▶ [THE PROBLEM]: What you return should match every record exactly, with the images removed.

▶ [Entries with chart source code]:

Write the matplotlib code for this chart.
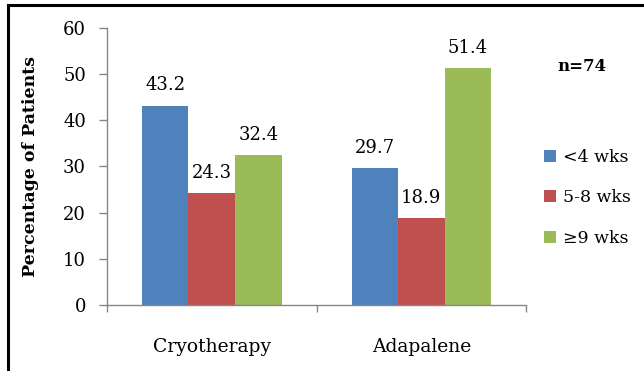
import matplotlib

matplotlib.use("Agg")
import matplotlib.pyplot as plt
from matplotlib.lines import Line2D
import numpy as np

categories = ["Cryotherapy", "Adapalene"]
series_names = ["<4 wks", "5-8 wks", "\u22659 wks"]
lt4_wks = [43.2, 29.7]
wks_5_8 = [24.3, 18.9]
ge9_wks = [32.4, 51.4]
y_ticks = [0, 10, 20, 30, 40, 50, 60]

colors = ["#4f81bd", "#c0504d", "#9bbb59"]
axis_grey = "#868686"

plt.rcParams["font.family"] = ["DejaVu Serif"]

fig = plt.figure(figsize=(6.44, 3.71), dpi=100)
ax = fig.add_axes([0.166, 0.178, 0.651, 0.7465])

x = np.arange(len(categories))
width = 0.222
for i, (vals, name) in enumerate(zip([lt4_wks, wks_5_8, ge9_wks], series_names)):
    pos = x + (i - 1) * width
    ax.bar(pos, vals, width, color=colors[i], label=name)
    for xp, v in zip(pos, vals):
        ax.annotate(f"{v:.1f}", (xp, v), xytext=(0, 8), textcoords="offset points",
                    ha="center", va="bottom", fontsize=13)

ax.set_xlim(-0.5, len(categories) - 0.5)
ax.set_ylim(0, 60)
ax.set_yticks(y_ticks)
ax.tick_params(axis="y", labelsize=13, length=6, color=axis_grey, width=1, pad=9)
ax.set_xticks(x)
ax.set_xticklabels(categories, fontsize=13.5)
ax.tick_params(axis="x", length=0, pad=24)
ax.set_xticks(np.arange(len(categories) + 1) - 0.5, minor=True)
ax.tick_params(axis="x", which="minor", length=5, color=axis_grey, width=1)

for side in ["top", "right"]:
    ax.spines[side].set_visible(False)
for side in ["left", "bottom"]:
    ax.spines[side].set_color(axis_grey)
    ax.spines[side].set_linewidth(1)

ax.set_ylabel("Percentage of Patients", fontsize=12.5, fontweight="bold", labelpad=17)

leg = fig.legend(loc="upper left", bbox_to_anchor=(0.834, 0.617), frameon=False,
                 fontsize=12.5, handlelength=0.7, handleheight=0.7, handletextpad=0.4,
                 labelspacing=1.35, borderaxespad=0)

fig.text(0.865, 0.82, "n=74", fontsize=12, fontweight="bold", va="center", ha="left")

# page border fragments (left and top)
fig.add_artist(Line2D([8 / 644, 8 / 644], [0, 1 - 5 / 371], transform=fig.transFigure,
                      color="black", linewidth=2.2))
fig.add_artist(Line2D([8 / 644, 1], [1 - 5 / 371, 1 - 5 / 371], transform=fig.transFigure,
                      color="black", linewidth=2.2))

fig.savefig("out.png", dpi=100)
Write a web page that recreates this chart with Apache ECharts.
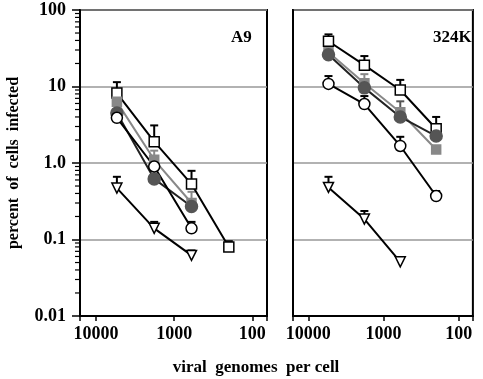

▶ [WRITTEN REPLY]:
Write the matplotlib code for this chart.
import matplotlib

matplotlib.use("Agg")
import matplotlib.pyplot as plt
from matplotlib.lines import Line2D
import numpy as np

categories = ["Cryotherapy", "Adapalene"]
series_names = ["<4 wks", "5-8 wks", "\u22659 wks"]
lt4_wks = [43.2, 29.7]
wks_5_8 = [24.3, 18.9]
ge9_wks = [32.4, 51.4]
y_ticks = [0, 10, 20, 30, 40, 50, 60]

colors = ["#4f81bd", "#c0504d", "#9bbb59"]
axis_grey = "#868686"

plt.rcParams["font.family"] = ["DejaVu Serif"]

fig = plt.figure(figsize=(6.44, 3.71), dpi=100)
ax = fig.add_axes([0.166, 0.178, 0.651, 0.7465])

x = np.arange(len(categories))
width = 0.222
for i, (vals, name) in enumerate(zip([lt4_wks, wks_5_8, ge9_wks], series_names)):
    pos = x + (i - 1) * width
    ax.bar(pos, vals, width, color=colors[i], label=name)
    for xp, v in zip(pos, vals):
        ax.annotate(f"{v:.1f}", (xp, v), xytext=(0, 8), textcoords="offset points",
                    ha="center", va="bottom", fontsize=13)

ax.set_xlim(-0.5, len(categories) - 0.5)
ax.set_ylim(0, 60)
ax.set_yticks(y_ticks)
ax.tick_params(axis="y", labelsize=13, length=6, color=axis_grey, width=1, pad=9)
ax.set_xticks(x)
ax.set_xticklabels(categories, fontsize=13.5)
ax.tick_params(axis="x", length=0, pad=24)
ax.set_xticks(np.arange(len(categories) + 1) - 0.5, minor=True)
ax.tick_params(axis="x", which="minor", length=5, color=axis_grey, width=1)

for side in ["top", "right"]:
    ax.spines[side].set_visible(False)
for side in ["left", "bottom"]:
    ax.spines[side].set_color(axis_grey)
    ax.spines[side].set_linewidth(1)

ax.set_ylabel("Percentage of Patients", fontsize=12.5, fontweight="bold", labelpad=17)

leg = fig.legend(loc="upper left", bbox_to_anchor=(0.834, 0.617), frameon=False,
                 fontsize=12.5, handlelength=0.7, handleheight=0.7, handletextpad=0.4,
                 labelspacing=1.35, borderaxespad=0)

fig.text(0.865, 0.82, "n=74", fontsize=12, fontweight="bold", va="center", ha="left")

# page border fragments (left and top)
fig.add_artist(Line2D([8 / 644, 8 / 644], [0, 1 - 5 / 371], transform=fig.transFigure,
                      color="black", linewidth=2.2))
fig.add_artist(Line2D([8 / 644, 1], [1 - 5 / 371, 1 - 5 / 371], transform=fig.transFigure,
                      color="black", linewidth=2.2))

fig.savefig("out.png", dpi=100)
Write a web page that recreates this chart with Apache ECharts.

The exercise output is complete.